In my twenties I lived briefly in Nepal, where the Himalayas were covered in snow through spring. The frozen region above the Sherpa village where I lived seemed permanent. But since 2010 the glaciers there have melted 65 percent faster than in the previous decade. In pictures some of those mountains now show naked stone year-round.
My partner and I go to the lake early one morning in January and find hundreds of geese floating on open water. There are a few rafts of ice, just thin veneers. Mist shrouds the trees on the far edge. I am intoxicated by the colors. He looks like a child who’s just learned his bike has been stolen.
Not long ago I stayed in a cottage on the Dingle Peninsula, a couple of hours’ drive south of Ireland’s Cliffs of Moher, where it is said the Cailleach—the powerful, terrible Celtic goddess who controls cold and winds—is responsible for the craggy landscape. The cottage had been built with the slate-gray stone common to that rocky spit of land. Sheep wandered past the window, along a road that ran parallel to the sea. It was a hard place. Nothing felt tender there. One night I stood alone under the stars expecting—what? Perhaps to connect with my ancestors or, more accurately, with the spirit of that place, something I often do at home. Earlier that day I had visited an ancient fort that predated Christ by 3,200 years. Now I faced the dark sea and the enormous sky and felt a sudden sense of vertigo. An ancient, cold entity seemed to expand above me. I was nothing in the face of this earth spirit, which I felt could swallow me. Afraid, I ran back to my cottage and slammed the door, thinking about the ghosts who must haunt that region. What had I encountered? My own mortality? Or the great hag herself, the goddess of cold and wind?
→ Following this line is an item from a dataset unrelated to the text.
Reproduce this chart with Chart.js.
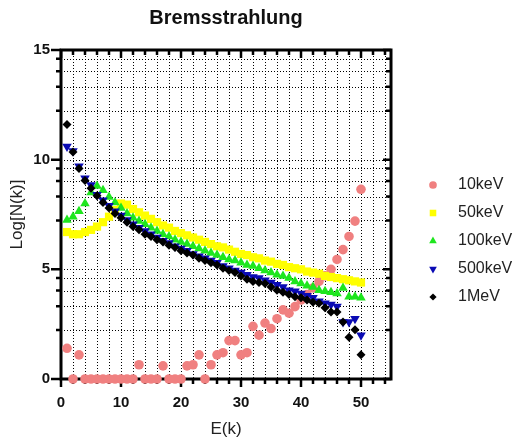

As we walk to the lake again today to see if the great eye of water in the center is closing, I feel an urge to lay offerings on the water’s edge, to promise that cold spirit that we will change as a people. I don’t want winters to end. I want to walk in the frigid air with my breath turning to ice on my eyelashes. I want to watch sunlight gleam through ice-covered branches. I want to hold hands with my sweetheart and skate across the miracle.